* Exercise aim *
Seek out every line containing the word "this", and copy each.

* Task data *
>> begin

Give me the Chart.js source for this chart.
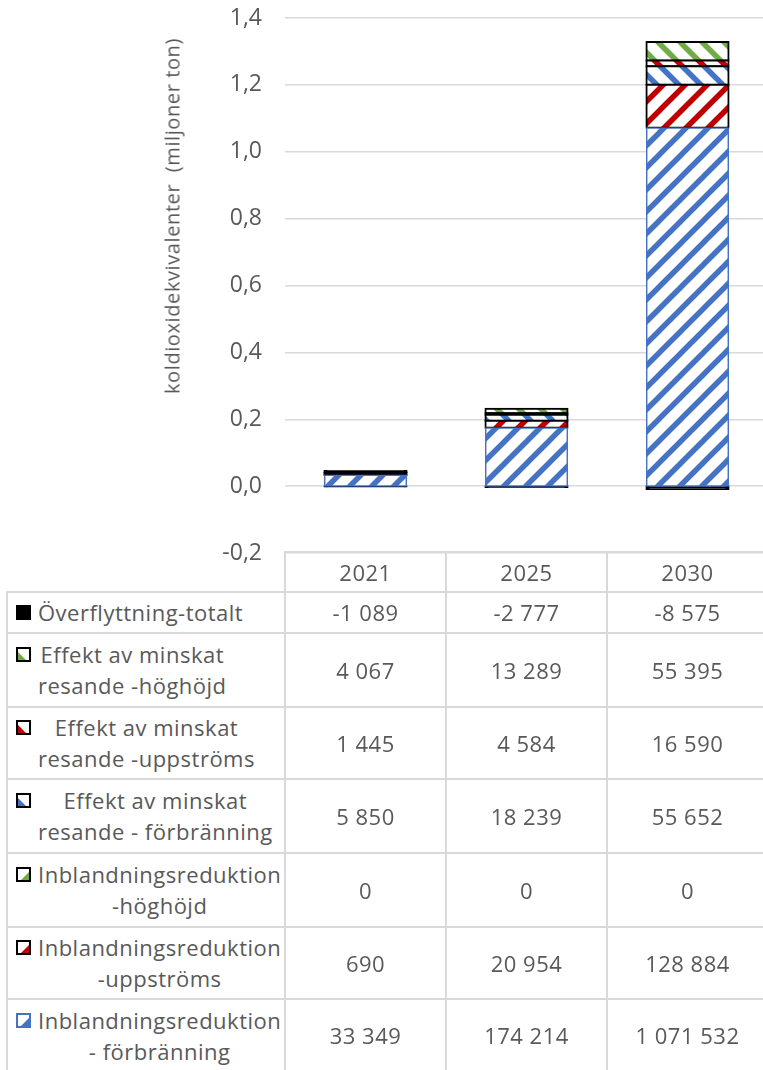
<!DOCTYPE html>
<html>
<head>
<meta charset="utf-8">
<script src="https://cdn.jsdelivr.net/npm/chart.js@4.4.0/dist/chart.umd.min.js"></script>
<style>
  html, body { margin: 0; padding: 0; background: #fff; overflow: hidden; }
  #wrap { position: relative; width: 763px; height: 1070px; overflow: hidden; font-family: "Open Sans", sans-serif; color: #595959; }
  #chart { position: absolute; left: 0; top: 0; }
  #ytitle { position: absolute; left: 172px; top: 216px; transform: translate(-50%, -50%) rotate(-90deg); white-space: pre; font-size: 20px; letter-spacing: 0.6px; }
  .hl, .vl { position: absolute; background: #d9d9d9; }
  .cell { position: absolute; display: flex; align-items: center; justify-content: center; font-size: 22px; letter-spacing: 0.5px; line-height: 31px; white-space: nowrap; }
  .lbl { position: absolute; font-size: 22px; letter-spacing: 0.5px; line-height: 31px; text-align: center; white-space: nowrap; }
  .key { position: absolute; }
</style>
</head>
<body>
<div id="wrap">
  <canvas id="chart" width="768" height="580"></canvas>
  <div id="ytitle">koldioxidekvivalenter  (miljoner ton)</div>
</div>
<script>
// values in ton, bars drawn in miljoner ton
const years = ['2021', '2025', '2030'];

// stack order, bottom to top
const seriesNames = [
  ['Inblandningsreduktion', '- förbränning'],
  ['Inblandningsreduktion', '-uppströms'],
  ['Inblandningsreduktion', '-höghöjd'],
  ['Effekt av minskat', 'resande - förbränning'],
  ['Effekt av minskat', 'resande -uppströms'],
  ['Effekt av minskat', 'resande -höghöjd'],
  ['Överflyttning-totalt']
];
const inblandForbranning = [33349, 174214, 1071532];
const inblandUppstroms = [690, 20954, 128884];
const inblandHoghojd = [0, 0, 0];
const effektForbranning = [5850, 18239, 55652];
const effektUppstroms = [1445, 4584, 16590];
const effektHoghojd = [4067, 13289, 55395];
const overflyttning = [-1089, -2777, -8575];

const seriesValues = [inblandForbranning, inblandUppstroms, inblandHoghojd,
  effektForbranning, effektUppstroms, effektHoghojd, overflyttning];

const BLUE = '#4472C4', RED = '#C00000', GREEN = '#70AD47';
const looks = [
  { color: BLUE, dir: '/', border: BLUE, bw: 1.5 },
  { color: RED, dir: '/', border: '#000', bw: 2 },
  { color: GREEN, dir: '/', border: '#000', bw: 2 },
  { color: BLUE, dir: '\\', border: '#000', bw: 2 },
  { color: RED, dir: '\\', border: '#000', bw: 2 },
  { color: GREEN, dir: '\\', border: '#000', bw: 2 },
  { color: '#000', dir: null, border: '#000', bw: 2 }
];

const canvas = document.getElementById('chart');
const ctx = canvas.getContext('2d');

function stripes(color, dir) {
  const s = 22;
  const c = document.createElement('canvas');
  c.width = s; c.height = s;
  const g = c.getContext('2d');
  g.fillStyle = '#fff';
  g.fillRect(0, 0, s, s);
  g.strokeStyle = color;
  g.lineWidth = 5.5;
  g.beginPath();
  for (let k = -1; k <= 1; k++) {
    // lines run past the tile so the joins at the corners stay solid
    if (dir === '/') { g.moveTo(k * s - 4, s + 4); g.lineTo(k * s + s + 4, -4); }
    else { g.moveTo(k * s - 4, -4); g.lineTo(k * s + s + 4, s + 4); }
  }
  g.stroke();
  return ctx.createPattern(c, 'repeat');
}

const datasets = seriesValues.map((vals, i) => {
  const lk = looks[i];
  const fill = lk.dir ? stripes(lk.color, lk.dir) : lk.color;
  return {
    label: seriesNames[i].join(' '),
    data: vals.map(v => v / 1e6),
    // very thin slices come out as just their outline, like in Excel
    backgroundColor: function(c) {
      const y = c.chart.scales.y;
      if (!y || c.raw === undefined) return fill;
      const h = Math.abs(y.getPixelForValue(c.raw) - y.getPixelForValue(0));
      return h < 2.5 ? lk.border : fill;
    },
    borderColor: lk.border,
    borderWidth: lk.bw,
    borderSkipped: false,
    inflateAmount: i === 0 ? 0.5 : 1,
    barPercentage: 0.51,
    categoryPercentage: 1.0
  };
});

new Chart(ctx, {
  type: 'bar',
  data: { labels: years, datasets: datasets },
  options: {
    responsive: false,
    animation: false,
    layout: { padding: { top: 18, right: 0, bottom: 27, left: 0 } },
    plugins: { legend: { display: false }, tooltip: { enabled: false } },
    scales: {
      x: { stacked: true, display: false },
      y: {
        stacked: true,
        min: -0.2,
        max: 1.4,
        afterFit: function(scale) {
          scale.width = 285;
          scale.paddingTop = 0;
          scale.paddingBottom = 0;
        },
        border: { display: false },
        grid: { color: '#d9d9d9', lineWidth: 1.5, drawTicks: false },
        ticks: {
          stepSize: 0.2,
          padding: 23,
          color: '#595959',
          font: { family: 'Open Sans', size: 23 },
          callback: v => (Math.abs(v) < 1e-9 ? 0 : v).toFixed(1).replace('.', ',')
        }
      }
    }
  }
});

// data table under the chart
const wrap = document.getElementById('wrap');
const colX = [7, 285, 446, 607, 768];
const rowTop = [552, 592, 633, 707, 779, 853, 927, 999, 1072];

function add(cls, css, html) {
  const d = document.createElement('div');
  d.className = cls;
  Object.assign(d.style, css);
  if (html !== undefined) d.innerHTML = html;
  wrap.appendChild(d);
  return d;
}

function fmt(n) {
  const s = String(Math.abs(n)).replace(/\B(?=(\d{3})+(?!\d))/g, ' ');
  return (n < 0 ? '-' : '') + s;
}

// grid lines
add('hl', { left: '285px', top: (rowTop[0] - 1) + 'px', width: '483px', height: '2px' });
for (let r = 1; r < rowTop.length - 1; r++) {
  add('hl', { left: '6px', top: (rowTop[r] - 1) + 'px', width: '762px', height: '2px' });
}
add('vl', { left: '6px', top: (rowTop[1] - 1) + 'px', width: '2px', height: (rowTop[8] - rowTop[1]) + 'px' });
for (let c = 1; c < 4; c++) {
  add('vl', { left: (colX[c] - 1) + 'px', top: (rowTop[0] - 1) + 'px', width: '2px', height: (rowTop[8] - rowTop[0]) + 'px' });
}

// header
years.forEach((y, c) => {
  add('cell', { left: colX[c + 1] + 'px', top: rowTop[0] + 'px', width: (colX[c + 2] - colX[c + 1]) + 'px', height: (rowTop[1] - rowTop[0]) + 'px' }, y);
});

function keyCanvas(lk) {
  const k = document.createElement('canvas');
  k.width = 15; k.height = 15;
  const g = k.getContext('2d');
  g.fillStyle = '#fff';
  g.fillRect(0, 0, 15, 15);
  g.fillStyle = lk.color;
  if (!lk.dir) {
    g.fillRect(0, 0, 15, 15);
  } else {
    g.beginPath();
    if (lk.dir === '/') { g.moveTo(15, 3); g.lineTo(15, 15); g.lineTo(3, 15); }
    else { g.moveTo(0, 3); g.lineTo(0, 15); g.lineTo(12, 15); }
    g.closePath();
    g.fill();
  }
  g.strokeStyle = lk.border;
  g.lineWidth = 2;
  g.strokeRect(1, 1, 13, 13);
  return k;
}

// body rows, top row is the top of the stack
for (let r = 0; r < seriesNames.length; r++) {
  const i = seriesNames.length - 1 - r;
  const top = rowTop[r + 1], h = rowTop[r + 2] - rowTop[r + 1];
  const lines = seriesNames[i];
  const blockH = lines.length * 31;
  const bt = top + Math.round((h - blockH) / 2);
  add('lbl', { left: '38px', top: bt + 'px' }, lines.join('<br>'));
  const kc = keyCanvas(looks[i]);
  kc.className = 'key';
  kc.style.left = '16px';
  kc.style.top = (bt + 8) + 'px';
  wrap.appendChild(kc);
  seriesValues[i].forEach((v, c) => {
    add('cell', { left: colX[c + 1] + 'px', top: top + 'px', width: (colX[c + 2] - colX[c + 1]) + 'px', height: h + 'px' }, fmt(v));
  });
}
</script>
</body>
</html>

>> end
>> begin

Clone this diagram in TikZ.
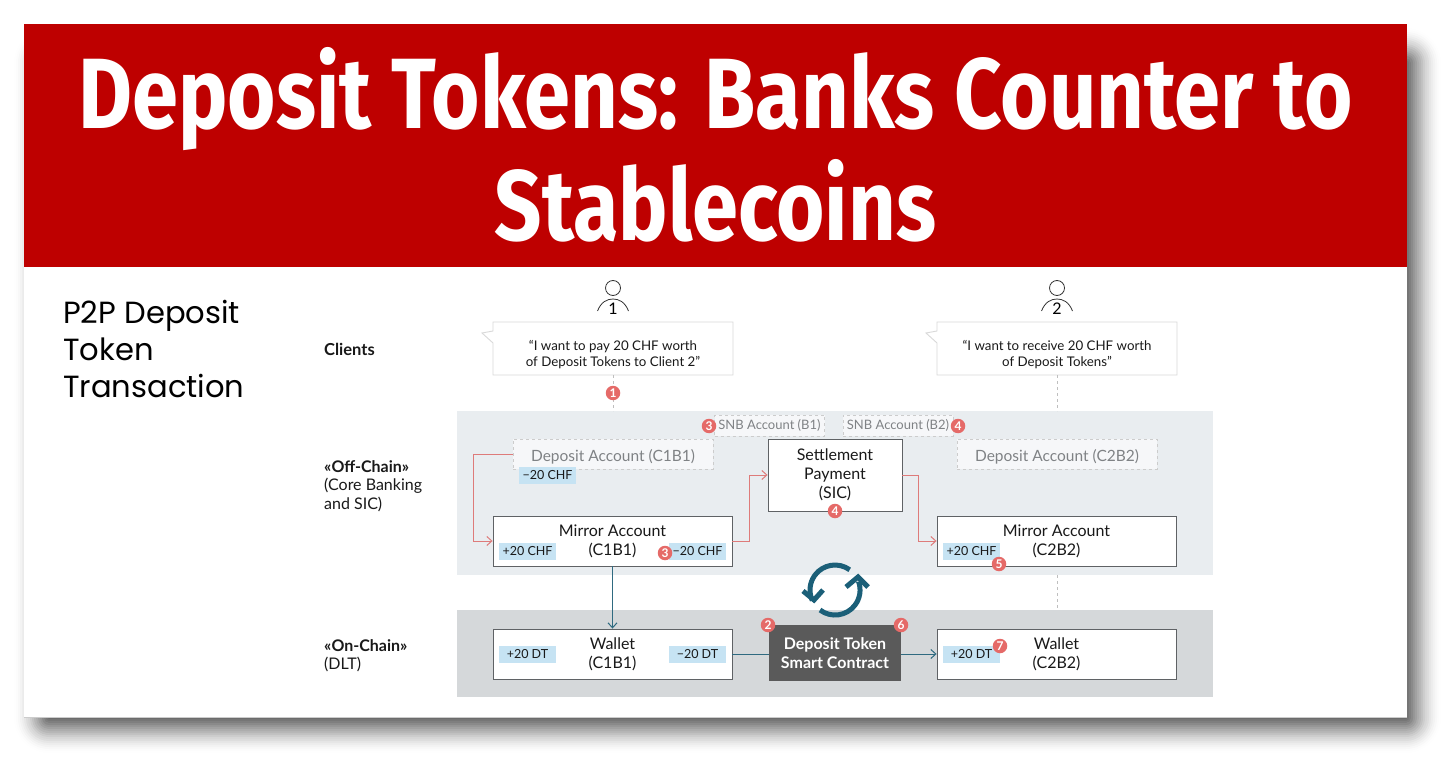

>> end
>> begin

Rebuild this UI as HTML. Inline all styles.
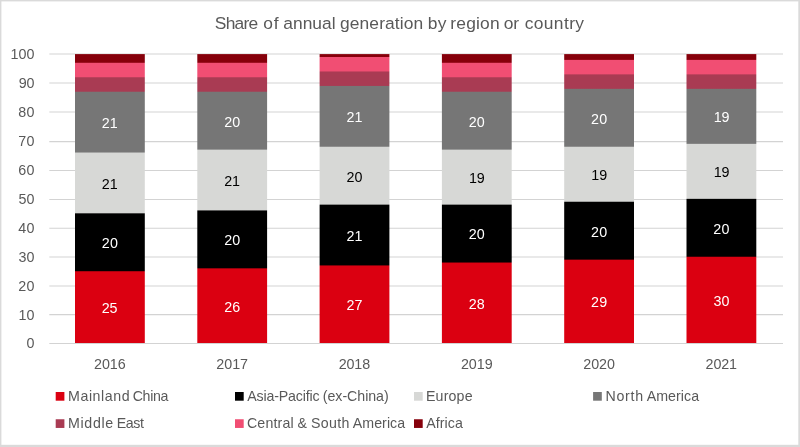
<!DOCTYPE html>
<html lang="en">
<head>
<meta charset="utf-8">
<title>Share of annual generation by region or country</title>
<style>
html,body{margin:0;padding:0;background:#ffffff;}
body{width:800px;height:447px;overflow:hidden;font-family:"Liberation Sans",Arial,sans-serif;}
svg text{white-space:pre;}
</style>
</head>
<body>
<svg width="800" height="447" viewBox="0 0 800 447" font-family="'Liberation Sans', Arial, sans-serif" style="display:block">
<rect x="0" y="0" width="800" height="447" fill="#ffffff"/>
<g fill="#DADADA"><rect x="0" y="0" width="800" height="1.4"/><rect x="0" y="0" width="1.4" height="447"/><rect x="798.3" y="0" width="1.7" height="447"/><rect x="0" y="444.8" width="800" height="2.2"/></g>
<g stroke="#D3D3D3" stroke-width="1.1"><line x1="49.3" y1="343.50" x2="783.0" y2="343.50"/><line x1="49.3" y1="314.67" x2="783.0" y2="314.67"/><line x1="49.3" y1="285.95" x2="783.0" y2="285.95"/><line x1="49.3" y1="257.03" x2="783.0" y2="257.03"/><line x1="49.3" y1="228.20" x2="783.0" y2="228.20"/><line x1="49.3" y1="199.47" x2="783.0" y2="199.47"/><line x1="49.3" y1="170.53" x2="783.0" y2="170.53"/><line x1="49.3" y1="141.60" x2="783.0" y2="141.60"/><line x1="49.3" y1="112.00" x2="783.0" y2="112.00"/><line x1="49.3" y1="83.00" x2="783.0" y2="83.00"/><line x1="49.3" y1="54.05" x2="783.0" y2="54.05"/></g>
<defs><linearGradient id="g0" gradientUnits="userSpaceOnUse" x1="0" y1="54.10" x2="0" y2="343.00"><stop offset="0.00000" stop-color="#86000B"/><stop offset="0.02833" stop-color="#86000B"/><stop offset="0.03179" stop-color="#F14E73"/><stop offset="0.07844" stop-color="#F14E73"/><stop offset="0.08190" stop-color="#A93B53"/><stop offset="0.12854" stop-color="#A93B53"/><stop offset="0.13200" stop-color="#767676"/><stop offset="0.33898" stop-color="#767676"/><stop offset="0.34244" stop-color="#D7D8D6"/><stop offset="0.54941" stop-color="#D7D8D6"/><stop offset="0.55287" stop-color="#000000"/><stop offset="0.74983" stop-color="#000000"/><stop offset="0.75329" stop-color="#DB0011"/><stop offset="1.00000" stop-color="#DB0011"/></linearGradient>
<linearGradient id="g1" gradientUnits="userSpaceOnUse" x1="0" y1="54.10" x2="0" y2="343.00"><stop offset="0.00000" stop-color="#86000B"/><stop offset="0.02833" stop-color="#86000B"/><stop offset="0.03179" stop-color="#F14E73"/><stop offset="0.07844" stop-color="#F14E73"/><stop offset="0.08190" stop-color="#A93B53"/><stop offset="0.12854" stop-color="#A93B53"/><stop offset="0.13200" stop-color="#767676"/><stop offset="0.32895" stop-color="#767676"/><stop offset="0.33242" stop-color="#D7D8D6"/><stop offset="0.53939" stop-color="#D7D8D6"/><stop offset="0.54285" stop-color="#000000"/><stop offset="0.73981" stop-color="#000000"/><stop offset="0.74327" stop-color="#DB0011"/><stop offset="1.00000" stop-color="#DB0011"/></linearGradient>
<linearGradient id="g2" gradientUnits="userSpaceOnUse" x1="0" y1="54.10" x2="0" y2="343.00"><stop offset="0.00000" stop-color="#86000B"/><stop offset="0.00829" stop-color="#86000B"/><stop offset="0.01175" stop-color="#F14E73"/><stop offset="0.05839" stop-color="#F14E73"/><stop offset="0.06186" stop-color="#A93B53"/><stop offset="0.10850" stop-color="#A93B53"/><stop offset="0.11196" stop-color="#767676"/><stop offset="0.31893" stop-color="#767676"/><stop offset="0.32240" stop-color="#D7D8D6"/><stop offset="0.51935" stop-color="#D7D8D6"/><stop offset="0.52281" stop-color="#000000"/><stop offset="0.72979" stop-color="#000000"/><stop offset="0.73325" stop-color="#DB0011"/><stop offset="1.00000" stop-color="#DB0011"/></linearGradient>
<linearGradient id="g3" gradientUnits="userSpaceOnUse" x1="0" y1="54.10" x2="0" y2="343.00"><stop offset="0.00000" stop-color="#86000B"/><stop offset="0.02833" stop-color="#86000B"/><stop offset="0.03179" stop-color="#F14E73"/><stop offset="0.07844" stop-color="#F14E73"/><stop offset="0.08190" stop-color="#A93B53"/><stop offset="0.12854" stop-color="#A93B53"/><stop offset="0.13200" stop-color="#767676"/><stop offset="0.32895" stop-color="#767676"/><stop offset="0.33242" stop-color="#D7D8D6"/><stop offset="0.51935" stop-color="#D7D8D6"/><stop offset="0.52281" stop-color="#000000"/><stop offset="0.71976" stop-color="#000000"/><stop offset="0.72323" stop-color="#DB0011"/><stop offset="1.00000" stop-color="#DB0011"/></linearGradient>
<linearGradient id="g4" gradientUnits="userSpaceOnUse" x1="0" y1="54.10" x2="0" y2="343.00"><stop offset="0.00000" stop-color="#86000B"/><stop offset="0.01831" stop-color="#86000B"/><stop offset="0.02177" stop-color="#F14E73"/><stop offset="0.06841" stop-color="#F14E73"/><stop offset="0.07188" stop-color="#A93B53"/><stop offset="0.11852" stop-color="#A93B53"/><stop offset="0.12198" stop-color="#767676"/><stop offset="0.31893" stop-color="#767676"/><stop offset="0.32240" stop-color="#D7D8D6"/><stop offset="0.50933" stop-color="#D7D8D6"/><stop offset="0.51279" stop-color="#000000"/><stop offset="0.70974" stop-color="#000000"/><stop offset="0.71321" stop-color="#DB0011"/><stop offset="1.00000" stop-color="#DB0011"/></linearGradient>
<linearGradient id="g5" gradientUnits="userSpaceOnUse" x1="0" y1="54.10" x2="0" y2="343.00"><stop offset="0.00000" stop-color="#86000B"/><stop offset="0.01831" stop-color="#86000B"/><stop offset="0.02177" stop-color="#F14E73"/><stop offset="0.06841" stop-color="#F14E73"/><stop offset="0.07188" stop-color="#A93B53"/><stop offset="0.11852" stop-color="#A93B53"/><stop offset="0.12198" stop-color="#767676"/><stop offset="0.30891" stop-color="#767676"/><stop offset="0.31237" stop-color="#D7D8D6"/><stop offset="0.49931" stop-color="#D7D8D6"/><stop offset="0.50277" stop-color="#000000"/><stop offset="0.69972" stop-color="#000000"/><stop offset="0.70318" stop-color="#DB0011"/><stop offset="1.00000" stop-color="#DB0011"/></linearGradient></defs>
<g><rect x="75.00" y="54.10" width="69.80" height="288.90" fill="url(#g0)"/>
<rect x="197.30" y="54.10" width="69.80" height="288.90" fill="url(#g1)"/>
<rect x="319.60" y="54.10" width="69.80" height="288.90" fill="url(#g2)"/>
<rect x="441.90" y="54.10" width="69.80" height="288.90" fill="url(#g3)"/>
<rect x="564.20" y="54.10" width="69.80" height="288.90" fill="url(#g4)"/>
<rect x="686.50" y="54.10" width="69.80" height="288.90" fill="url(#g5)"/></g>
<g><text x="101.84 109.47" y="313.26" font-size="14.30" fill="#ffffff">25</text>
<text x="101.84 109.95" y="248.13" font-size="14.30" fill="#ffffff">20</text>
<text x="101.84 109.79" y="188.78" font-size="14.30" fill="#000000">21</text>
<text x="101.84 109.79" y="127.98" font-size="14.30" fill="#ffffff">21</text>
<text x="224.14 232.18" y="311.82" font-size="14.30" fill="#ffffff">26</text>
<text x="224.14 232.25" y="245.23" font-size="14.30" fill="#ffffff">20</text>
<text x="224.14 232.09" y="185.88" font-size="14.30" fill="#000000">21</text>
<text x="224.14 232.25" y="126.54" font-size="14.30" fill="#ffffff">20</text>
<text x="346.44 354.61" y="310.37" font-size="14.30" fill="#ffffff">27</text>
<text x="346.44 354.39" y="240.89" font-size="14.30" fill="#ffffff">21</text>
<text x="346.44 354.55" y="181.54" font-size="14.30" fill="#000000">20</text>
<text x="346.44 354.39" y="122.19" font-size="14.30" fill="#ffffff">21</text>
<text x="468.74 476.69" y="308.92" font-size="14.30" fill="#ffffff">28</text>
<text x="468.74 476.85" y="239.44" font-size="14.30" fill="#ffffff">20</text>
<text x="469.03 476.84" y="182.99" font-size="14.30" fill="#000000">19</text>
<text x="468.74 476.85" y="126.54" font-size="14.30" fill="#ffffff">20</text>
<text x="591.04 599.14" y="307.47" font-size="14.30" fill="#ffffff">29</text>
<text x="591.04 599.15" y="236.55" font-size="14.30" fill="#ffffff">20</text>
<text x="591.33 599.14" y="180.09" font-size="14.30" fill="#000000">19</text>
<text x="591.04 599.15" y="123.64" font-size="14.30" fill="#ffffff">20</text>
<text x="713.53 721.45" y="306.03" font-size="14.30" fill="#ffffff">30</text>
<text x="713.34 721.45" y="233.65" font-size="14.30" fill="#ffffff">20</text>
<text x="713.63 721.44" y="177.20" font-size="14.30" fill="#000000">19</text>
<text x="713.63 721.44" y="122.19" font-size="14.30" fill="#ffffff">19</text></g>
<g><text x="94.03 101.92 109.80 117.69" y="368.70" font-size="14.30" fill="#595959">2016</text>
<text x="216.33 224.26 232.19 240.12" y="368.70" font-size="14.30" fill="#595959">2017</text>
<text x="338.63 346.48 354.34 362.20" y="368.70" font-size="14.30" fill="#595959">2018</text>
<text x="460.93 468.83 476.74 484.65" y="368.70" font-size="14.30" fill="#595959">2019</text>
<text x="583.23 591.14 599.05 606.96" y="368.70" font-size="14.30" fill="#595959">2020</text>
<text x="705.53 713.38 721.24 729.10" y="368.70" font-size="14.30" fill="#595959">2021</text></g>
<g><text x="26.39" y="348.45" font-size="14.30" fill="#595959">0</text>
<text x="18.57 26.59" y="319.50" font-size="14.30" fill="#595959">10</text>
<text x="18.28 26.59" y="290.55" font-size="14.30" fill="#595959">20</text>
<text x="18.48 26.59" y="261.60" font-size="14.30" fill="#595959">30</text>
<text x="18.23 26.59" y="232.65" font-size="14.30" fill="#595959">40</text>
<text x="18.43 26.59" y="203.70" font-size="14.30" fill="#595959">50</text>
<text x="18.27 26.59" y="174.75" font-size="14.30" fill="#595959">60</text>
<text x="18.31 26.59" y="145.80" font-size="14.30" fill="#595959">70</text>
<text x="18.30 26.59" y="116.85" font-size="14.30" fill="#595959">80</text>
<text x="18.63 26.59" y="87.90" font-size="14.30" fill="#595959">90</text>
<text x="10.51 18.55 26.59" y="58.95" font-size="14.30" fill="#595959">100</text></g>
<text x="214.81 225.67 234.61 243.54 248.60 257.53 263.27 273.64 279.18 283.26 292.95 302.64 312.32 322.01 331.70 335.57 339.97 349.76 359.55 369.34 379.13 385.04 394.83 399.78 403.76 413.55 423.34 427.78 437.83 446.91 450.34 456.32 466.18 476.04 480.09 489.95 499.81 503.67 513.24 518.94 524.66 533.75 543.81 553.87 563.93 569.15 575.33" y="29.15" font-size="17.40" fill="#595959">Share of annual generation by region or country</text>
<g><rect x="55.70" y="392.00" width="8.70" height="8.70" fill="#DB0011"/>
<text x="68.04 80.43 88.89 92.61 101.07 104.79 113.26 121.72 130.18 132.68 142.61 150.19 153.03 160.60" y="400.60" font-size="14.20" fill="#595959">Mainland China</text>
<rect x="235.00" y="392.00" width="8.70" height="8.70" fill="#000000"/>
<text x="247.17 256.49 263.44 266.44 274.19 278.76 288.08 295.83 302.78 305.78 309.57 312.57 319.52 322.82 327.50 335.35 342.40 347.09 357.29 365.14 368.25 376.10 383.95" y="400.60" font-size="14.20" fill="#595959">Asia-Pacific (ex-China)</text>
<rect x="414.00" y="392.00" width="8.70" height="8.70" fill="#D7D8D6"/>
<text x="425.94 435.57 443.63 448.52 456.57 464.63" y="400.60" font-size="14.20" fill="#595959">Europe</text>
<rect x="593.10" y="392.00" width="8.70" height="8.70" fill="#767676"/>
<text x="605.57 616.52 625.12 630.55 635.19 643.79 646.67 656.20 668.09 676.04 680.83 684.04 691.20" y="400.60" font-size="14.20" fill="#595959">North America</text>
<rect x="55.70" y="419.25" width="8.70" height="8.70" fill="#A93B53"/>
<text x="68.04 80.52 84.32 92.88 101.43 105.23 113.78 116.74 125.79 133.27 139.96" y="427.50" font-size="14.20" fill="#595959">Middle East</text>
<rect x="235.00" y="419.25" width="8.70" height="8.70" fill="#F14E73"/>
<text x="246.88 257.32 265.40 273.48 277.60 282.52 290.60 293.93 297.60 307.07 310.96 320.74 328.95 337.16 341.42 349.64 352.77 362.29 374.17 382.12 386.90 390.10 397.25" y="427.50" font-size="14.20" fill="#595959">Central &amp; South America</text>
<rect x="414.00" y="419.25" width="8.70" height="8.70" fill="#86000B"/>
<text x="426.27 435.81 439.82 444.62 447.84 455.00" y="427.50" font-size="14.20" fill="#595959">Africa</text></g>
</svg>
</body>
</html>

>> end

* Answer for the task *
Give me the Chart.js source for this chart.
Clone this diagram in TikZ.
Rebuild this UI as HTML. Inline all styles.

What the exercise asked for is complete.